In either scenario, make sure you are practicing it beforehand and comfortable doing so. A master racker would always beat out someone performing a poor "closed" transfer due to a process error.
 
Necessary no. Want to eliminate 99.9% chances of oxidation, then definitely. I close transfer using this...https://www.brewhardware.com/product_p/ptrcarboypremium.htm I brew a lot of lagers and would hate to do open transfer, then lager the keg for several months only to find out I wasted all that time if beer is oxidized.
 
My extract beers were not great, and am not sure if its due to oxidization, or if extract beer is just not great.
Depends on the freshness of the extracts and what kind of extract they are. "Cans" of Liquid Malt Extract (LME) could have been in a warehouse or on a store's shelf for months, even years, being old and stale, and indeed, oxidized. LME poured fresh at your homebrew store can be fresh as can be, just check the date on the plastic barrel.

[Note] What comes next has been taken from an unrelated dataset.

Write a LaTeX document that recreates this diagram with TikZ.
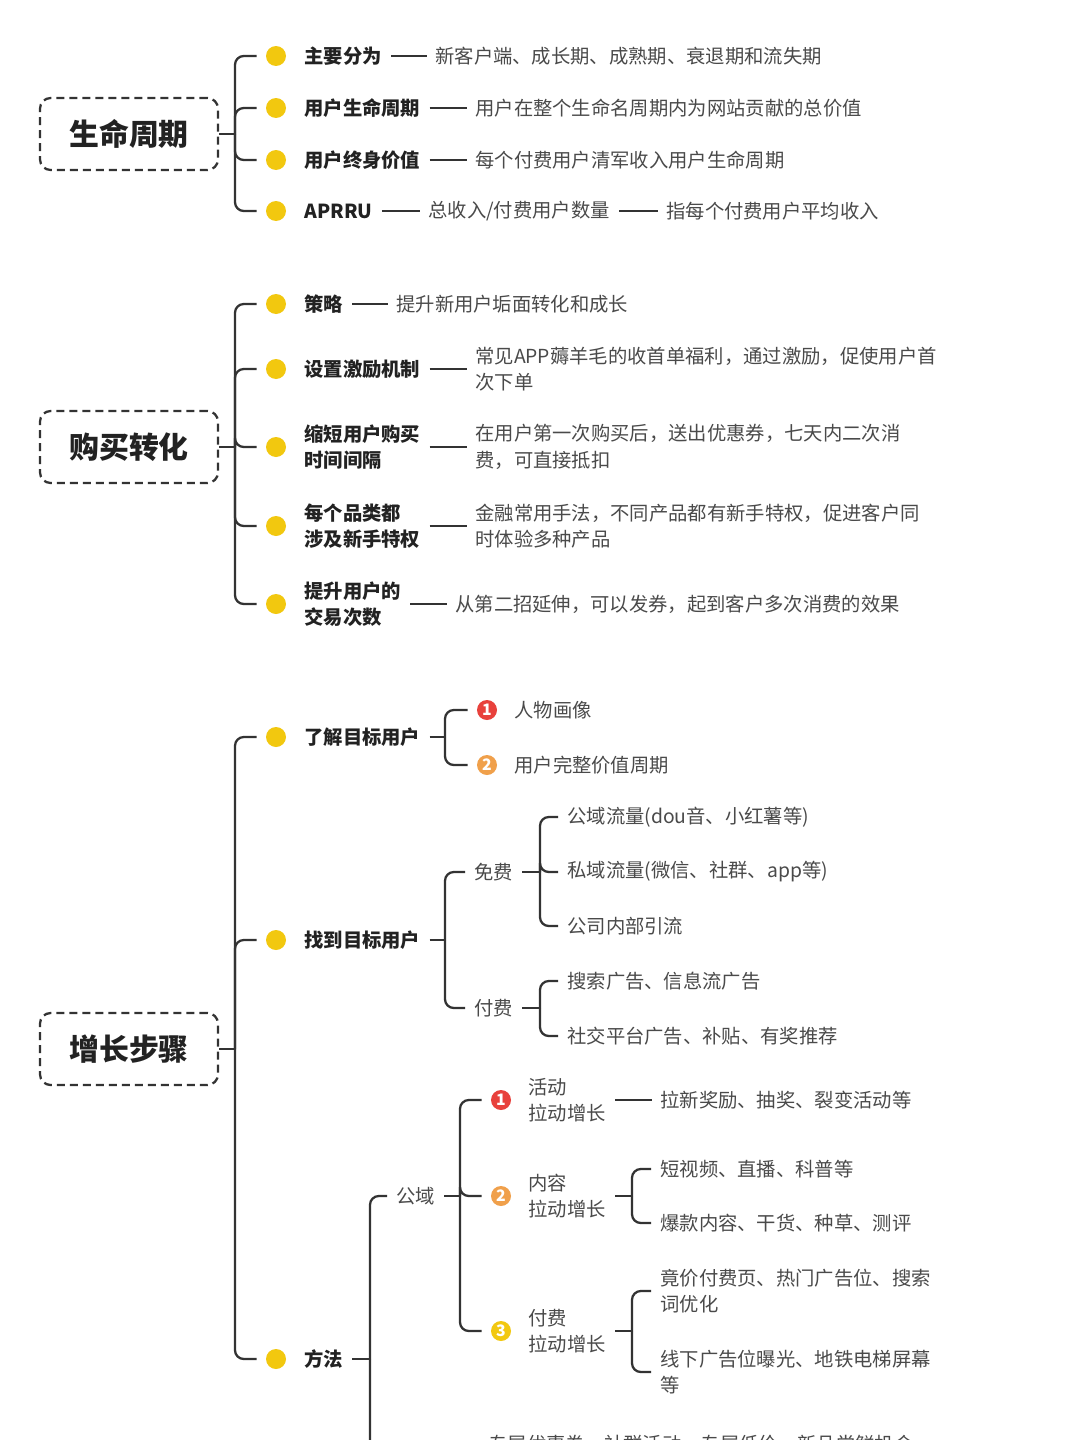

Stored Dry Malt Extract (DME) fares much better with time, since it's a dry powder.

Now you're going to brew all-grain, those extract age variables are gone. You should get better beer from it. So yes, you try to prevent oxygen pick up once fermentation has started, all the way through packaging. The hoppier the beer the more sensitive they are to oxidation.

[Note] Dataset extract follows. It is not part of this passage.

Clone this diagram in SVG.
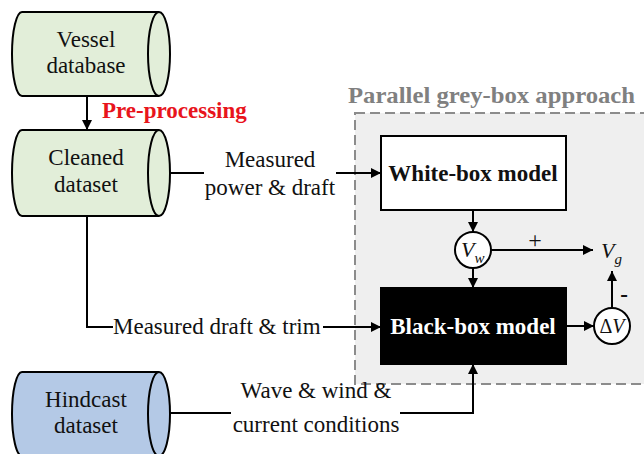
<svg xmlns="http://www.w3.org/2000/svg" width="644" height="454" viewBox="0 0 644 454">
<style>
  text { font-family: "Liberation Serif", "Times New Roman", serif; font-size: 23px; fill: #111; }
  .c { text-anchor: middle; }
  .b { font-weight: bold; }
  .cyl { stroke: #000; stroke-width: 2; }
  .green { fill: #e2eed9; }
  .blue { fill: #b4c9e6; }
  .ln { fill: none; stroke: #000; stroke-width: 2; }
  .it { font-style: italic; }
</style>
<defs>
  <marker id="ah" viewBox="0 0 10 10" refX="10" refY="5" markerWidth="10" markerHeight="10" markerUnits="userSpaceOnUse" orient="auto">
    <path d="M0,0 L10,5 L0,10 Z" fill="#000"/>
  </marker>
</defs>
<rect width="644" height="454" fill="#fff"/>

<g id="greybox">
  <rect x="355" y="113" width="300" height="271" fill="#efefef" stroke="#8c8c8c" stroke-width="2" stroke-dasharray="10 5"/>
  <text class="b" x="348" y="103" textLength="287" lengthAdjust="spacingAndGlyphs" style="fill:#808080;font-size:24px">Parallel grey-box approach</text>
</g>

<g id="vessel">
  <path class="cyl green" d="M22,12 H159 A11,42 0 0 1 159,96 H22 A10,42 0 0 1 22,12 Z"/>
  <path class="cyl green" d="M159,12 A11,42 0 0 0 159,96"/>
  <text class="c" x="86" y="47">Vessel</text>
  <text class="c" x="86" y="73">database</text>
</g>

<g id="cleaned">
  <path class="cyl green" d="M22,130 H159 A11,43 0 0 1 159,216 H22 A10,43 0 0 1 22,130 Z"/>
  <path class="cyl green" d="M159,130 A11,43 0 0 0 159,216"/>
  <text class="c" x="86" y="165">Cleaned</text>
  <text class="c" x="86" y="192">dataset</text>
</g>

<g id="hindcast">
  <path class="cyl blue" d="M22,372 H159 A11,42 0 0 1 159,456 H22 A10,42 0 0 1 22,372 Z"/>
  <path class="cyl blue" d="M159,372 A11,42 0 0 0 159,456"/>
  <text class="c" x="86" y="407">Hindcast</text>
  <text class="c" x="86" y="433">dataset</text>
</g>

<g id="whitebox">
  <rect x="381" y="136" width="185" height="74" fill="#fff" stroke="#000" stroke-width="2"/>
  <text class="c b" x="473" y="181">White-box model</text>
</g>

<g id="blackbox">
  <rect x="381" y="288" width="185" height="76" fill="#000" stroke="#000" stroke-width="2"/>
  <text class="c b" x="473" y="334" style="fill:#fff">Black-box model</text>
</g>

<g id="vw">
  <circle cx="473" cy="250" r="18" fill="#fff" stroke="#000" stroke-width="2"/>
  <text x="461" y="257" class="it" style="font-size:22px">V<tspan class="it" font-size="15" dy="6">w</tspan></text>
</g>

<g id="dv">
  <circle cx="612" cy="326" r="18" fill="#fff" stroke="#000" stroke-width="2"/>
  <text class="c" x="612" y="333" style="font-size:20px">Δ<tspan class="it">V</tspan></text>
</g>

<g id="vg">
  <text x="601" y="258" class="it" style="font-size:22px">V<tspan class="it" font-size="15" dy="6">g</tspan></text>
</g>

<g id="connectors">
  <line class="ln" x1="87" y1="96" x2="87" y2="130" marker-end="url(#ah)"/>
  <text class="b" x="102" y="118" style="fill:#e8141c">Pre-processing</text>

  <line class="ln" x1="170" y1="173" x2="204" y2="173"/>
  <text class="c" x="270" y="167">Measured</text>
  <text class="c" x="270" y="195">power &amp; draft</text>
  <line class="ln" x1="336" y1="173" x2="381" y2="173" marker-end="url(#ah)"/>

  <polyline class="ln" points="87,216 87,327 113,327"/>
  <text x="113" y="334">Measured draft &amp; trim</text>
  <line class="ln" x1="323" y1="327" x2="381" y2="327" marker-end="url(#ah)"/>

  <line class="ln" x1="170" y1="413" x2="231" y2="413"/>
  <text class="c" x="316" y="398">Wave &amp; wind &amp;</text>
  <text class="c" x="316" y="432">current conditions</text>
  <polyline class="ln" points="400,413 473,413 473,364" marker-end="url(#ah)"/>

  <line class="ln" x1="473" y1="210" x2="473" y2="232" marker-end="url(#ah)"/>
  <line class="ln" x1="473" y1="268" x2="473" y2="288" marker-end="url(#ah)"/>
  <line class="ln" x1="491" y1="250" x2="593" y2="250" marker-end="url(#ah)"/>
  <text class="c" x="535" y="248" style="font-size:24px">+</text>
  <line class="ln" x1="566" y1="326" x2="594" y2="326" marker-end="url(#ah)"/>
  <line class="ln" x1="612" y1="308" x2="612" y2="271" marker-end="url(#ah)"/>
  <text class="c b" x="624" y="302">-</text>
</g>
</svg>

Are those plastic or glass carboys?
Glass carboys should NOT be pressurized, they can break/explode even at a pressure as low as 1.5 psi. Use gravity instead.
The plastic ones (Better Bottles, and such) can be pressurized a little maybe up to 3-6 psi. It doesn't take much to push the beer out, and once it starts to flow, gravity can do the rest.

With carboys using a racking cane and a carboy cap (the colored plastic ones that have 2 "teats") you can easily do closed transfers.
Get a stainless racking cane, they'll last a lifetime.

I would not use an auto siphon, they tend to suck air.
Now you could repurpose the cane from the center as a racking cane. Just saw off the very bottom with the rubber plunger, and smooth (file, sand, polish) the cut nicely, so it can be cleaned and sanitized.

The kegs...
You want to do a "100% liquid prepurge" on those before you transfer the beer. Or use CO2 from your fermentation to flush/purge it completely.
The essence is: the lid remains on until the next cleaning!
You fill the keg through the liquid out post, with the PRV open or a open QD on the gas post to vent. You can route the CO2 from the keg back into your fermenter, and voila, a closed transfer.
 
People will debate this and say that careful open siphon transfer is fine. The fact is, the beer is taking on oxygen in that process and there are several factors that affect whether it matters. The beer style matters, as does the length of storage, the temp of the storage. Then there's the question about the consumers of that beer and their ability to detect oxidation defects. Once you train yourself to recognize oxidation/staling, you tend to be plagued by it in many home brews. I would say it's decidedly worth it to instantly improve your beer. If you're not immediately convinced of the improvement, take some pride in knowing that each incremental improvement may be just under your perception threshold but they all add up to a more general improvement that you will eventually notice.
 
You don't have to pressurize the sending vessel. You can depressurize the receiving vessel with a suction pump. Still need to worry about O2 or air mixing with the beer.

But at lower pressures, will it be as much? How much is too much?
 
Closed transfer for sure. A bit of money and time but once your process is in place it is easier and better beer because of it.
 
It is definitely worth doing closed transfers to reduce oxidation (especially with hoppy beers). If I was going to go to this step though, I would spend a little extra money and get a pressure capable fermenter instead of a glass carboy. You can get a Fermzilla All Rounder for $50 ( or something similar) that is made and designed for safe pressure fermentation and transfers.